> **Given exercise**
Quote the data exactly, first line to the line containing "0.09, 0.10, 0.11, 0.12, 0.13, 0.14, 0.15]", with no pictures.

> **Given records**
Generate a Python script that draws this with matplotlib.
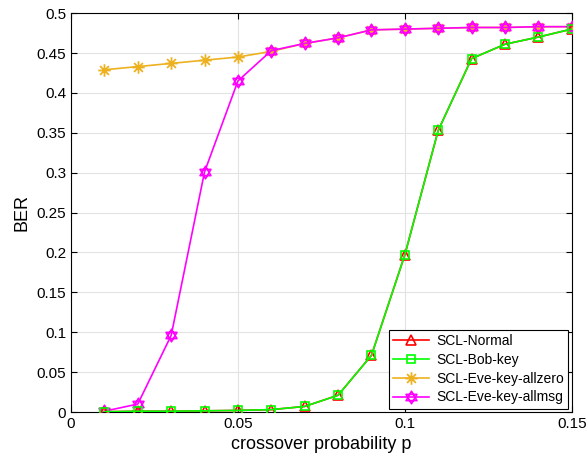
import numpy as np
import matplotlib.pyplot as plt
from matplotlib.path import Path

p = [0.01, 0.02, 0.03, 0.04, 0.05, 0.06, 0.07, 0.08,
     0.09, 0.10, 0.11, 0.12, 0.13, 0.14, 0.15]

ber_normal = [0.0003, 0.001, 0.001, 0.0015, 0.002, 0.003, 0.007, 0.021,
              0.071, 0.197, 0.353, 0.443, 0.461, 0.470, 0.480]
ber_bob = [0.0003, 0.001, 0.001, 0.0015, 0.002, 0.003, 0.007, 0.021,
           0.071, 0.197, 0.353, 0.443, 0.461, 0.470, 0.480]
ber_eve_zero = [0.429, 0.433, 0.437, 0.441, 0.445, 0.452, 0.462, 0.469,
                0.479, 0.480, 0.481, 0.482, 0.482, 0.483, 0.483]
ber_eve_msg = [0.001, 0.010, 0.096, 0.301, 0.415, 0.453, 0.462, 0.469,
               0.479, 0.480, 0.481, 0.482, 0.482, 0.483, 0.483]

# hexagram marker (two overlapping triangles)
ang_up = np.deg2rad([90, 210, 330, 90])
ang_dn = np.deg2rad([270, 30, 150, 270])
verts = list(zip(np.cos(ang_up), np.sin(ang_up))) + list(zip(np.cos(ang_dn), np.sin(ang_dn)))
codes = [Path.MOVETO, Path.LINETO, Path.LINETO, Path.CLOSEPOLY] * 2
hexagram = Path(verts, codes)

# matlab-style asterisk (+ and x overlaid, lines only)
d = 0.707
ast_verts = [(-1, 0), (1, 0), (0, -1), (0, 1), (-d, -d), (d, d), (-d, d), (d, -d)]
ast_codes = [Path.MOVETO, Path.LINETO] * 4
asterisk = Path(ast_verts, ast_codes)

plt.rcParams['font.family'] = ['Liberation Sans', 'DejaVu Sans']

fig = plt.figure(figsize=(5.87, 4.69), dpi=100)
ax = fig.add_axes([0.121, 0.1215, 0.853, 0.8505])

ax.plot(p, ber_eve_zero, color='#EDB120', marker=asterisk, markersize=9,
        markerfacecolor='none', markeredgewidth=1.3,
        linewidth=1.2, label='SCL-Eve-key-allzero', zorder=3)
ax.plot(p, ber_eve_msg, color='#FF00FF', marker=hexagram, markersize=9,
        markerfacecolor='none', markeredgewidth=1.2, linewidth=1.2,
        label='SCL-Eve-key-allmsg', zorder=4)
ax.plot(p, ber_normal, color='#FF0000', marker='^', markersize=7,
        markerfacecolor='none', markeredgewidth=1.2, linewidth=1.2,
        label='SCL-Normal', zorder=5)
ax.plot(p, ber_bob, color='#00FF00', marker='s', markersize=6,
        markerfacecolor='none', markeredgewidth=1.2, linewidth=1.2,
        label='SCL-Bob-key', zorder=6)

ax.set_xlim(0, 0.15)
ax.set_ylim(0, 0.5)
ax.set_xticks([0, 0.05, 0.1, 0.15])
ax.set_xticklabels(['0', '0.05', '0.1', '0.15'])
ax.set_yticks(np.arange(0, 0.51, 0.05))
ax.set_yticklabels(['0', '0.05', '0.1', '0.15', '0.2', '0.25', '0.3',
                    '0.35', '0.4', '0.45', '0.5'])
ax.grid(True, color='#e3e3e3', linewidth=0.8)
ax.set_axisbelow(True)
ax.tick_params(direction='in', labelsize=11, top=True, right=True, length=4)
for s in ax.spines.values():
    s.set_linewidth(0.8)

ax.set_xlabel('crossover probability p', fontsize=13)
ax.set_ylabel('BER', fontsize=13)

h, l = ax.get_legend_handles_labels()
order = [2, 3, 0, 1]
leg = ax.legend([h[i] for i in order], [l[i] for i in order], loc='lower right',
                fontsize=10, fancybox=False, edgecolor='black', framealpha=1,
                borderpad=0.3, labelspacing=0.35, handlelength=2.6,
                handletextpad=0.5, borderaxespad=0.25)
leg.get_frame().set_linewidth(0.8)

fig.savefig('out.png', dpi=100)
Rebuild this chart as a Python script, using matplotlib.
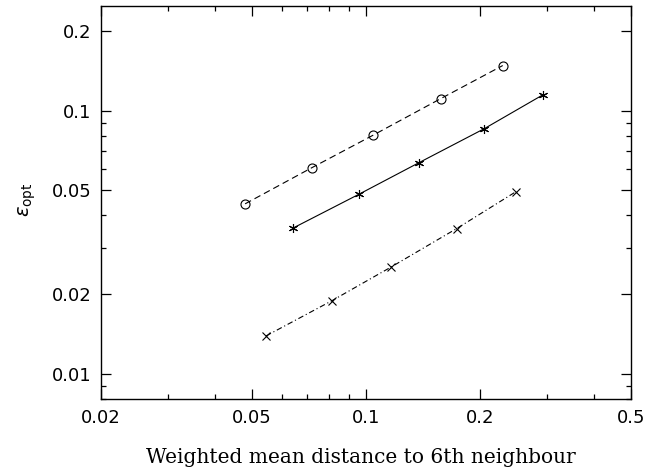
import numpy as np
import matplotlib.pyplot as plt
from matplotlib.ticker import FixedLocator, FixedFormatter, NullFormatter
plt.switch_backend("Agg")

#### data ######################################################################

distCirc = [0.0480, 0.0719, 0.1042, 0.1575, 0.2294]
epsCirc = [0.0442, 0.0606, 0.0805, 0.1111, 0.1484]
distStar = [0.0641, 0.0959, 0.1380, 0.2052, 0.2936]
epsStar = [0.0357, 0.0481, 0.0634, 0.0854, 0.1151]
distCross = [0.0545, 0.0812, 0.1164, 0.1735, 0.2488]
epsCross = [0.0139, 0.0189, 0.0254, 0.0356, 0.0492]

xMajor = [0.02, 0.05, 0.1, 0.2, 0.5]
xMinor = [0.03, 0.04, 0.06, 0.07, 0.08, 0.09, 0.3, 0.4]
yMajor = [0.01, 0.02, 0.05, 0.1, 0.2]
yMinor = [0.008, 0.009, 0.03, 0.04, 0.06, 0.07, 0.08, 0.09]

#### plot ######################################################################

fig = plt.figure(figsize=(6.6, 4.72), dpi=100)
ax = fig.add_axes([0.153, 0.1547, 0.8031, 0.8326])

lw = 0.8
ax.plot(distCirc, epsCirc, c='k', lw=lw, ls=(0, (6, 3.6)),
        marker='o', ms=6.5, mfc='none', mec='k', mew=0.8)
ax.plot(distStar, epsStar, c='k', lw=lw, ls='-',
        marker=(6, 2, 0), ms=6.5, mec='k', mew=0.8)
ax.plot(distCross, epsCross, c='k', lw=lw, ls=(0, (5, 2.5, 1, 2.5)),
        marker='x', ms=5.5, mec='k', mew=0.8)

ax.set_xscale('log')
ax.set_yscale('log')
ax.set_xlim(0.02, 0.5)
ax.set_ylim(0.008, 0.25)

ax.xaxis.set_major_locator(FixedLocator(xMajor))
ax.xaxis.set_major_formatter(FixedFormatter([str(v) for v in xMajor]))
ax.xaxis.set_minor_locator(FixedLocator(xMinor))
ax.xaxis.set_minor_formatter(NullFormatter())
ax.yaxis.set_major_locator(FixedLocator(yMajor))
ax.yaxis.set_major_formatter(FixedFormatter([str(v) for v in yMajor]))
ax.yaxis.set_minor_locator(FixedLocator(yMinor))
ax.yaxis.set_minor_formatter(NullFormatter())

ax.tick_params(which='both', direction='in', top=True, right=True, width=0.9)
ax.tick_params(which='major', length=7.2, labelsize=13, pad=7)
ax.tick_params(which='minor', length=3.6)
for s in ax.spines.values():
    s.set_linewidth(1.0)

ax.set_xlabel('Weighted mean distance to 6th neighbour',
              family='DejaVu Serif', fontsize=14.5, va='center')
ax.xaxis.set_label_coords(0.49, -0.15)
ax.set_ylabel(r'$\epsilon_{\rm opt}$', fontsize=14, rotation=90, va='center')
ax.yaxis.set_label_coords(-0.14, 0.506)

fig.savefig('out.png', dpi=100)
plt.close()
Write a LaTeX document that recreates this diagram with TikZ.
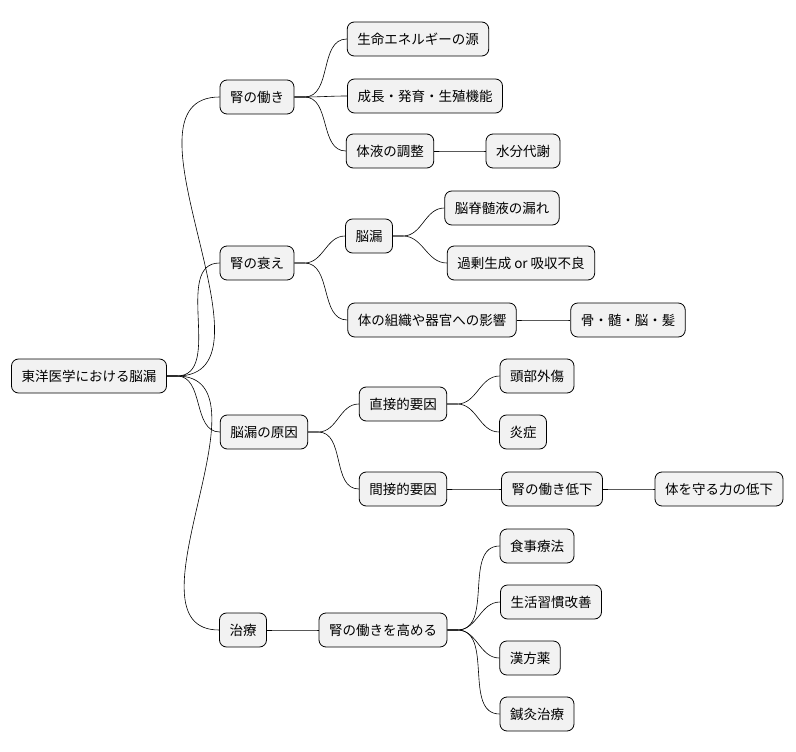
\documentclass[tikz,border=0pt]{standalone}
\usepackage{fontspec}
\setmainfont{Noto Sans CJK JP}
\tikzset{
  topic/.style={draw, rounded corners=7pt, fill=gray!10, line width=0.8pt,
    minimum height=34pt, inner xsep=10pt, font=\fontsize{13.5}{16}\selectfont},
  branch/.style={line width=0.6pt}
}
\begin{document}
\begin{tikzpicture}[x=1pt, y=-1pt]
\useasboundingbox (0,0) rectangle (796,752);
\node[topic] (root) at (89,376) {東洋医学における脳漏};
% first level
\node[topic] (work) at (257,97) {腎の働き};
\node[topic] (weak) at (257,263) {腎の衰え};
\node[topic] (cause) at (264,432) {脳漏の原因};
\node[topic] (cure) at (243,630) {治療};
% 腎の働き
\node[topic] (energy) at (418,39) {生命エネルギーの源};
\node[topic] (growth) at (425,96) {成長・発育・生殖機能};
\node[topic] (fluid) at (390,151) {体液の調整};
\node[topic] (water) at (523,151) {水分代謝};
% 腎の衰え
\node[topic] (leak) at (369,236) {脳漏};
\node[topic] (csf) at (502,208) {脳脊髄液の漏れ};
\node[topic] (over) at (521,263) {過剰生成 or 吸収不良};
\node[topic] (organ) at (432,320) {体の組織や器官への影響};
\node[topic] (bone) at (628,320) {骨・髄・脳・髪};
% 脳漏の原因
\node[topic] (direct) at (403,404) {直接的要因};
\node[topic] (trauma) at (537,376) {頭部外傷};
\node[topic] (inflam) at (523,432) {炎症};
\node[topic] (indirect) at (403,489) {間接的要因};
\node[topic] (decline) at (552,489) {腎の働き低下};
\node[topic] (defense) at (719,489) {体を守る力の低下};
% 治療
\node[topic] (boost) at (383,630) {腎の働きを高める};
\node[topic] (diet) at (537,546) {食事療法};
\node[topic] (life) at (551,602) {生活習慣改善};
\node[topic] (herb) at (530,658) {漢方薬};
\node[topic] (acu) at (537,714) {鍼灸治療};
% connectors
\foreach \a/\b in {root/work, root/weak, root/cause, root/cure,
  work/energy, work/growth, work/fluid, fluid/water,
  weak/leak, weak/organ, leak/csf, leak/over, organ/bone,
  cause/direct, cause/indirect, direct/trauma, direct/inflam,
  indirect/decline, decline/defense,
  cure/boost, boost/diet, boost/life, boost/herb, boost/acu}
  \draw[branch] (\a.east) -- ++(10,0) to[out=0, in=180] (\b.west);
\end{tikzpicture}
\end{document}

> **Finished task**
Generate a Python script that draws this with matplotlib.
import numpy as np
import matplotlib.pyplot as plt
from matplotlib.path import Path

p = [0.01, 0.02, 0.03, 0.04, 0.05, 0.06, 0.07, 0.08,
     0.09, 0.10, 0.11, 0.12, 0.13, 0.14, 0.15]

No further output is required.